*DO THIS*: Return the material exactly, first line through the line containing "(90:403) -- (90:390);", and nothing more. Pictures stay out.

·····

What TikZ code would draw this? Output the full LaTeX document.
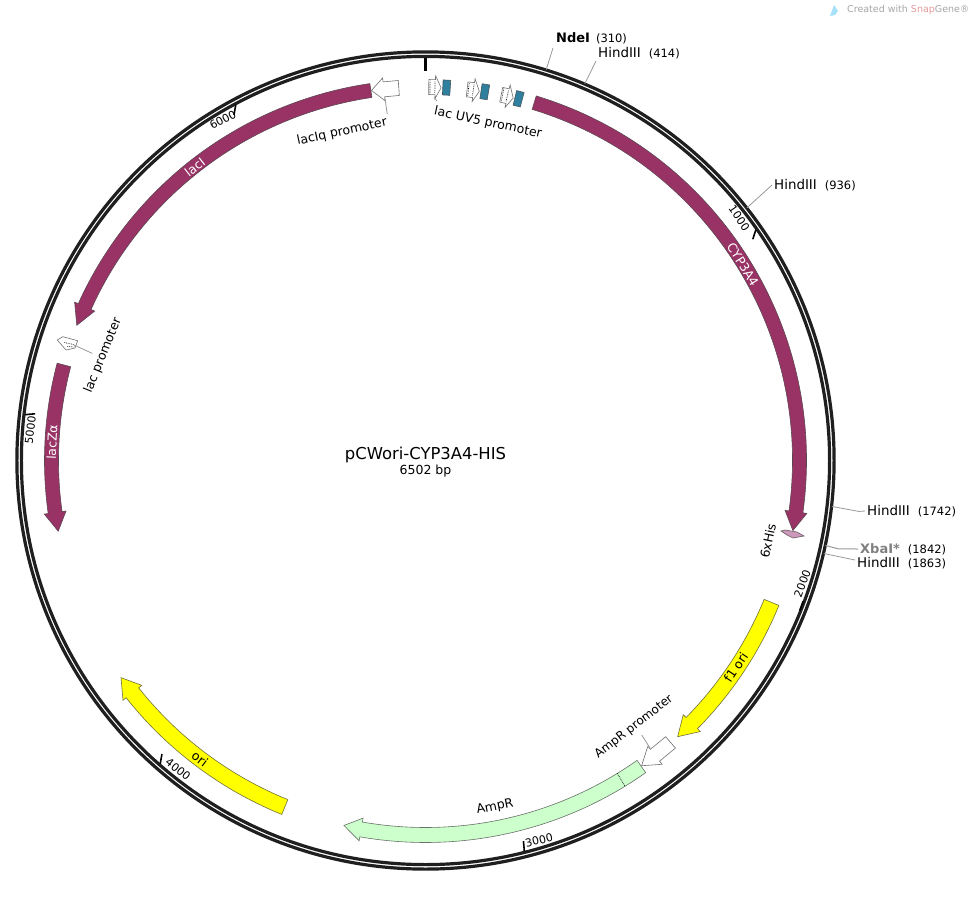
\documentclass[tikz,border=0pt]{standalone}
\usepackage{fontspec}
\setmainfont{DejaVu Sans}
\definecolor{cdspurple}{HTML}{993366}
\definecolor{oriyellow}{HTML}{FFFF00}
\definecolor{ampgreen}{HTML}{CCFFCC}
\definecolor{opteal}{HTML}{2F7F9E}
\definecolor{hispink}{HTML}{CC99BB}
\definecolor{leadgray}{HTML}{999999}
\definecolor{snapred}{HTML}{E39A98}
\tikzset{
    maplabel/.style={font=\fontsize{12.5}{15}\selectfont, inner sep=2pt},
    sitelabel/.style={font=\fontsize{13.4}{15}\selectfont, inner sep=2pt},
    ticklabel/.style={font=\fontsize{11}{13}\selectfont, inner sep=0pt},
    bandlabel/.style={font=\fontsize{12.5}{14}\selectfont, inner sep=0pt},
    feature/.style={draw=#1!35!leadgray!60!black, line width=0.6pt, fill=#1},
    leader/.style={draw=leadgray, line width=0.8pt},
    ringline/.style={draw=black!88, line width=3.2pt}
}
% angles run clockwise from the top of the map
\newcommand{\featarrow}[6]{%
    \draw[#1] ({90-#2}:#6) arc[start angle={90-#2},end angle={90-#3},radius=#6]
        -- ({90-#3}:#6+4) -- ({90-#4}:374) -- ({90-#3}:#5-4) -- ({90-#3}:#5)
        arc[start angle={90-#3},end angle={90-#2},radius=#5] -- cycle;}
\newcommand{\openarrow}[3]{%
    \draw[feature=white] ({90-#1}:381) -- ({90-#2}:381) -- ({90-#2}:385)
        -- ({90-#3}:374) -- ({90-#2}:362) -- ({90-#2}:366) -- ({90-#1}:366) -- cycle;}
\newcommand{\cutsite}[2]{\coordinate (#1) at ({90-#2/6502*360}:409);}
\begin{document}
\begin{tikzpicture}[x=1pt,y=1pt]
    \useasboundingbox (-425.5,460.5) rectangle (548.5,-437.5);

    % backbone
    \draw[ringline] (0,0) circle[radius=408.6];
    \draw[ringline] (0,0) circle[radius=404.1];
    \draw[black, line width=2.6pt] (90:403) -- (90:390);

    % ruler
    \foreach \pos/\rot/\anc/\dir/\off in {1000/-55.4/east/252/1.0, 2000/69.3/west/250/0.6, 3000/14/west/95/0.7,
        4000/-38.5/west/80/0.7, 5000/83.2/east/5/0.4, 6000/27.8/east/260/0.9}{
        \pgfmathsetmacro{\ang}{\pos/6502*360}
        \draw[black, line width=1.6pt] ({90-\ang+0.3}:403) -- ++(\dir:10);
        \node[ticklabel, rotate=\rot, anchor=\anc] (tick\pos) at ({90-\ang+\off}:396) {\pos};
    }

    % long features
    \featarrow{feature=cdspurple}{16.9}{97.9}{100.8}{367}{381}
    \featarrow{feature=cdspurple}{351.6}{294.3}{291.2}{367}{381}
    \featarrow{feature=cdspurple}{284.8}{262}{259.1}{367}{381}
    \featarrow{feature=oriyellow}{112.3}{134.6}{137.6}{366}{382}
    \featarrow{feature=oriyellow}{202.1}{231.6}{234.5}{366}{382}
    \featarrow{feature=ampgreen}{144.8}{189.9}{192.6}{367}{382}
    \draw[black, densely dotted, line width=0.7pt] ({90-148.5}:367) -- ({90-148.5}:382);

    % promoters and operators
    \openarrow{139}{142.1}{144.7}
    \openarrow{355.9}{353.6}{351.7}
    \foreach \ang in {0.5,6.4,11.7}{
        \draw[feature=white] ({90-\ang}:381) -- ({90-\ang-1}:381) -- ({90-\ang-1}:385)
            -- ({90-\ang-1.9}:373) -- ({90-\ang-1}:362) -- ({90-\ang-1}:366) -- ({90-\ang}:366) -- cycle;
        \draw[black, densely dotted, line width=0.7pt] ({90-\ang-0.2}:380) -- ({90-\ang-0.2}:367);
        \draw[black, densely dotted, line width=0.7pt] ({90-\ang-0.95}:379) -- ({90-\ang-0.95}:368);
        \draw[feature=opteal] ({90-\ang-2.15}:381) -- ({90-\ang-3.3}:381)
            -- ({90-\ang-3.3}:366) -- ({90-\ang-2.15}:366) -- cycle;
    }
    \draw[feature=white] (-362.8,123.8) -- (-347.8,119.8) -- (-350.5,112.5) -- (-359.5,110.5) -- (-368.2,120.5) -- cycle;
    \draw[black, densely dotted, line width=0.7pt] (-361,118) -- (-352,116);
    \draw[black, densely dotted, line width=0.7pt] (-358,114) -- (-351,113.5);
    \draw[feature=hispink] (355.5,-70.5) -- (359.5,-69.5) -- (371.5,-71.5) -- (378.5,-75.5)
        -- (367.5,-77.5) -- (361.5,-74.5) -- cycle;

    % labels on the features
    \node[bandlabel, text=white, rotate=-58.3] (cypthree) at ({90-58.3}:373) {CYP3A4};
    \node[bandlabel, text=white, rotate=38] (laci) at ({90-321.8}:373) {lacI};
    \node[bandlabel, text=white, rotate=87.2] (laczalpha) at ({90-272.8}:374) {lacZα};
    \node[bandlabel, rotate=56.3] (fone) at ({90-123.7}:373) {f1 ori};
    \node[bandlabel, rotate=-37.1] (ori) at ({90-217.1}:374) {ori};

    % labels beside the features
    \node[maplabel, rotate=12] (lacIqlabel) at (-83.5,328.5) {lacIq promoter};
    \node[maplabel, rotate=-12] (lacUVlabel) at (62.5,337.5) {lac UV5 promoter};
    \node[maplabel, rotate=68] (laclabel) at (-322.5,105) {lac promoter};
    \node[maplabel, rotate=38, font=\fontsize{12}{15}\selectfont] (ampprolabel) at (208.5,-266.5) {AmpR promoter};
    \node[maplabel, rotate=11] (amplabel) at (69.5,-346.5) {AmpR};
    \node[maplabel, rotate=78] (hislabel) at (342.5,-80.5) {6xHis};
    \coordinate (lacIqtip) at (-40.5,362);
    \coordinate (lacUVtip) at (8.5,363);
    \coordinate (lactip) at (-351.5,115.5);
    \coordinate (ampprotip) at (224.5,-287.5);
    \draw[leader] (lacIqtip) -- (lacIqlabel.north east);
    \draw[leader] (lacUVtip) -- ([xshift=3pt,yshift=2pt]lacUVlabel.north west);
    \draw[leader] (lactip) -- ([xshift=-3pt,yshift=-1pt]laclabel.north);
    \draw[leader] (ampprotip) -- ([xshift=3pt,yshift=-2pt]ampprolabel.south);

    % map title
    \node[font=\fontsize{16.4}{18}\selectfont, inner sep=0pt] (maptitle) at (0,5.5) {pCWori-CYP3A4-HIS};
    \node[font=\fontsize{12.5}{14}\selectfont, inner sep=0pt] (mapsize) at (0,-10.5) {6502 bp};

    % restriction sites
    \cutsite{site310}{310}
    \cutsite{site414}{414}
    \cutsite{site936}{936}
    \cutsite{site1742}{1742}
    \cutsite{site1842}{1842}
    \cutsite{site1863}{1863}
    \node[sitelabel, anchor=west] (ndeI) at (128.5,422.5) {\fontsize{13}{15}\selectfont\bfseries NdeI\hspace{6pt}\fontsize{11.5}{13}\selectfont\mdseries (310)};
    \node[sitelabel, anchor=west] (hind414) at (170.5,407.5) {HindIII\hspace{8pt}\fontsize{11.5}{13}\selectfont (414)};
    \node[sitelabel, anchor=west] (hind936) at (346.5,275.5) {HindIII\hspace{8pt}\fontsize{11.5}{13}\selectfont (936)};
    \node[sitelabel, anchor=west] (hind1742) at (439.5,-50.5) {HindIII\hspace{8pt}\fontsize{11.5}{13}\selectfont (1742)};
    \node[sitelabel, anchor=west] (xbaI) at (432.5,-88.5) {\fontsize{13}{15}\selectfont\textcolor{gray}{\bfseries XbaI*}\hspace{8pt}\fontsize{11.5}{13}\selectfont (1842)};
    \node[sitelabel, anchor=west] (hind1863) at (429.5,-102.5) {HindIII\hspace{8pt}\fontsize{11.5}{13}\selectfont (1863)};
    \draw[leader] (site310) -- ([xshift=-1pt,yshift=-2pt]ndeI.south west);
    \draw[leader] (site414) -- (hind414.south west);
    \draw[leader] (site936) -- (hind936.west);
    \draw[leader] (site1742) -- ++(27,-5) -- (hind1742.west);
    \draw[leader, line width=1pt] (site1842) -- ++(13,-3.5) -- (xbaI.west);
    \draw[leader] (site1863) -- ([yshift=3pt]hind1863.west);

    % watermark
    \fill[cyan!35] (404.5,444.5) -- (408.5,455.5) -- (412.5,449.5) -- (409.5,445.5) -- cycle;
    \node[font=\fontsize{9.5}{11}\selectfont, text=black!35, anchor=west, inner sep=0pt] (snapnote) at (421.5,450.5)
        {Created with \textcolor{snapred}{Snap}Gene®};
\end{tikzpicture}
\end{document}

·····

*RESULT*:
What TikZ code would draw this? Output the full LaTeX document.
\documentclass[tikz,border=0pt]{standalone}
\usepackage{fontspec}
\setmainfont{DejaVu Sans}
\definecolor{cdspurple}{HTML}{993366}
\definecolor{oriyellow}{HTML}{FFFF00}
\definecolor{ampgreen}{HTML}{CCFFCC}
\definecolor{opteal}{HTML}{2F7F9E}
\definecolor{hispink}{HTML}{CC99BB}
\definecolor{leadgray}{HTML}{999999}
\definecolor{snapred}{HTML}{E39A98}
\tikzset{
    maplabel/.style={font=\fontsize{12.5}{15}\selectfont, inner sep=2pt},
    sitelabel/.style={font=\fontsize{13.4}{15}\selectfont, inner sep=2pt},
    ticklabel/.style={font=\fontsize{11}{13}\selectfont, inner sep=0pt},
    bandlabel/.style={font=\fontsize{12.5}{14}\selectfont, inner sep=0pt},
    feature/.style={draw=#1!35!leadgray!60!black, line width=0.6pt, fill=#1},
    leader/.style={draw=leadgray, line width=0.8pt},
    ringline/.style={draw=black!88, line width=3.2pt}
}
% angles run clockwise from the top of the map
\newcommand{\featarrow}[6]{%
    \draw[#1] ({90-#2}:#6) arc[start angle={90-#2},end angle={90-#3},radius=#6]
        -- ({90-#3}:#6+4) -- ({90-#4}:374) -- ({90-#3}:#5-4) -- ({90-#3}:#5)
        arc[start angle={90-#3},end angle={90-#2},radius=#5] -- cycle;}
\newcommand{\openarrow}[3]{%
    \draw[feature=white] ({90-#1}:381) -- ({90-#2}:381) -- ({90-#2}:385)
        -- ({90-#3}:374) -- ({90-#2}:362) -- ({90-#2}:366) -- ({90-#1}:366) -- cycle;}
\newcommand{\cutsite}[2]{\coordinate (#1) at ({90-#2/6502*360}:409);}
\begin{document}
\begin{tikzpicture}[x=1pt,y=1pt]
    \useasboundingbox (-425.5,460.5) rectangle (548.5,-437.5);

    % backbone
    \draw[ringline] (0,0) circle[radius=408.6];
    \draw[ringline] (0,0) circle[radius=404.1];
    \draw[black, line width=2.6pt] (90:403) -- (90:390);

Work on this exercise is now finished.